- **Problem description**: Repeat the full listing below verbatim and keep the images out.

- **Dataset excerpt**:
------------------------------------------------

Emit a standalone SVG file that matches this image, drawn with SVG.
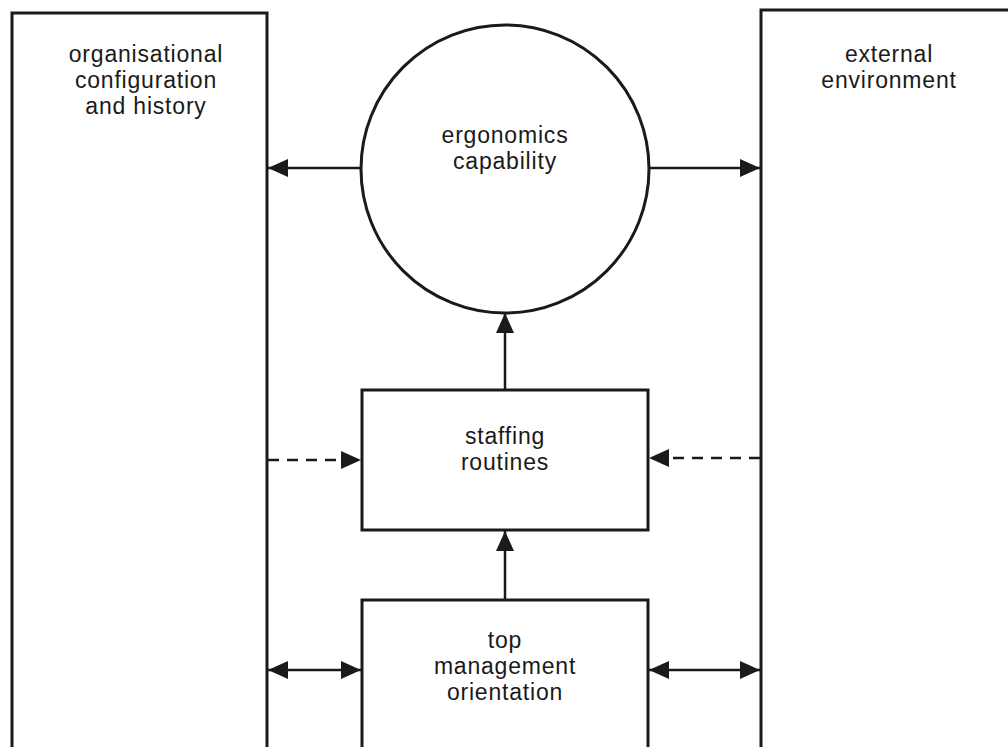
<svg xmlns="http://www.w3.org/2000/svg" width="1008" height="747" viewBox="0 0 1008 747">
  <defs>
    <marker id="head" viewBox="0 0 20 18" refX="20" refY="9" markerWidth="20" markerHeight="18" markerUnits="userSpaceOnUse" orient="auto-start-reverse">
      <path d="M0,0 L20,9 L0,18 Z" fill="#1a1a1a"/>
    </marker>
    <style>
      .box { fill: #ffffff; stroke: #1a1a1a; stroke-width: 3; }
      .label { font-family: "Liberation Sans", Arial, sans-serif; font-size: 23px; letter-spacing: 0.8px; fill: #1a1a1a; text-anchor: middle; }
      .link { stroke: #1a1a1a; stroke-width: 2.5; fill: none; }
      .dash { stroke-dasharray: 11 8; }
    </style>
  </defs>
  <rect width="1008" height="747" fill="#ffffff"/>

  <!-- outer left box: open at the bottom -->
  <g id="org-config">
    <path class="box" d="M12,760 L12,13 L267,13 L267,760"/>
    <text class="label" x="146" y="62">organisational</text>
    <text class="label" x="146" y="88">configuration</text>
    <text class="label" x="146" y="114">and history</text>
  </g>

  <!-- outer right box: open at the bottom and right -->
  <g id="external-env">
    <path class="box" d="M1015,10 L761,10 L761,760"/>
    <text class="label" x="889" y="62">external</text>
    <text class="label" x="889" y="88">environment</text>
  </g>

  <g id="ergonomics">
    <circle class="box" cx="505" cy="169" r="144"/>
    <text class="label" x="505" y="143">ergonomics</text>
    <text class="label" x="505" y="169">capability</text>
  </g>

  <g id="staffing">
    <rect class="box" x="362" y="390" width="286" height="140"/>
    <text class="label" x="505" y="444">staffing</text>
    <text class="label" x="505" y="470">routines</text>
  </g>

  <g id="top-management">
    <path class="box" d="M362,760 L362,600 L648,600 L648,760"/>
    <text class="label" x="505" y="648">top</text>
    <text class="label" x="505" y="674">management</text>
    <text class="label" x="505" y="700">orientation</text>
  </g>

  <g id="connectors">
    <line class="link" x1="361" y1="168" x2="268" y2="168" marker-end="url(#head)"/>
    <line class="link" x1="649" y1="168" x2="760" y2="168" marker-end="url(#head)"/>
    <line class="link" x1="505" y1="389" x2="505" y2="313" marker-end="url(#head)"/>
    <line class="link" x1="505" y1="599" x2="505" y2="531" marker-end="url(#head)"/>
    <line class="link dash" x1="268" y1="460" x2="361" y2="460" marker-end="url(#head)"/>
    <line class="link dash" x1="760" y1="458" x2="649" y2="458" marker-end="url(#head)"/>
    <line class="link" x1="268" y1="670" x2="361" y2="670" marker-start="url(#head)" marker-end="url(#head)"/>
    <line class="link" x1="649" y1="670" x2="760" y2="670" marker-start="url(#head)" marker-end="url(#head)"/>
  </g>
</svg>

------------------------------------------------

- **Exercise answer**:
Emit a standalone SVG file that matches this image, drawn with SVG.
<svg xmlns="http://www.w3.org/2000/svg" width="1008" height="747" viewBox="0 0 1008 747">
  <defs>
    <marker id="head" viewBox="0 0 20 18" refX="20" refY="9" markerWidth="20" markerHeight="18" markerUnits="userSpaceOnUse" orient="auto-start-reverse">
      <path d="M0,0 L20,9 L0,18 Z" fill="#1a1a1a"/>
    </marker>
    <style>
      .box { fill: #ffffff; stroke: #1a1a1a; stroke-width: 3; }
      .label { font-family: "Liberation Sans", Arial, sans-serif; font-size: 23px; letter-spacing: 0.8px; fill: #1a1a1a; text-anchor: middle; }
      .link { stroke: #1a1a1a; stroke-width: 2.5; fill: none; }
      .dash { stroke-dasharray: 11 8; }
    </style>
  </defs>
  <rect width="1008" height="747" fill="#ffffff"/>

  <!-- outer left box: open at the bottom -->
  <g id="org-config">
    <path class="box" d="M12,760 L12,13 L267,13 L267,760"/>
    <text class="label" x="146" y="62">organisational</text>
    <text class="label" x="146" y="88">configuration</text>
    <text class="label" x="146" y="114">and history</text>
  </g>

  <!-- outer right box: open at the bottom and right -->
  <g id="external-env">
    <path class="box" d="M1015,10 L761,10 L761,760"/>
    <text class="label" x="889" y="62">external</text>
    <text class="label" x="889" y="88">environment</text>
  </g>

  <g id="ergonomics">
    <circle class="box" cx="505" cy="169" r="144"/>
    <text class="label" x="505" y="143">ergonomics</text>
    <text class="label" x="505" y="169">capability</text>
  </g>

  <g id="staffing">
    <rect class="box" x="362" y="390" width="286" height="140"/>
    <text class="label" x="505" y="444">staffing</text>
    <text class="label" x="505" y="470">routines</text>
  </g>

  <g id="top-management">
    <path class="box" d="M362,760 L362,600 L648,600 L648,760"/>
    <text class="label" x="505" y="648">top</text>
    <text class="label" x="505" y="674">management</text>
    <text class="label" x="505" y="700">orientation</text>
  </g>

  <g id="connectors">
    <line class="link" x1="361" y1="168" x2="268" y2="168" marker-end="url(#head)"/>
    <line class="link" x1="649" y1="168" x2="760" y2="168" marker-end="url(#head)"/>
    <line class="link" x1="505" y1="389" x2="505" y2="313" marker-end="url(#head)"/>
    <line class="link" x1="505" y1="599" x2="505" y2="531" marker-end="url(#head)"/>
    <line class="link dash" x1="268" y1="460" x2="361" y2="460" marker-end="url(#head)"/>
    <line class="link dash" x1="760" y1="458" x2="649" y2="458" marker-end="url(#head)"/>
    <line class="link" x1="268" y1="670" x2="361" y2="670" marker-start="url(#head)" marker-end="url(#head)"/>
    <line class="link" x1="649" y1="670" x2="760" y2="670" marker-start="url(#head)" marker-end="url(#head)"/>
  </g>
</svg>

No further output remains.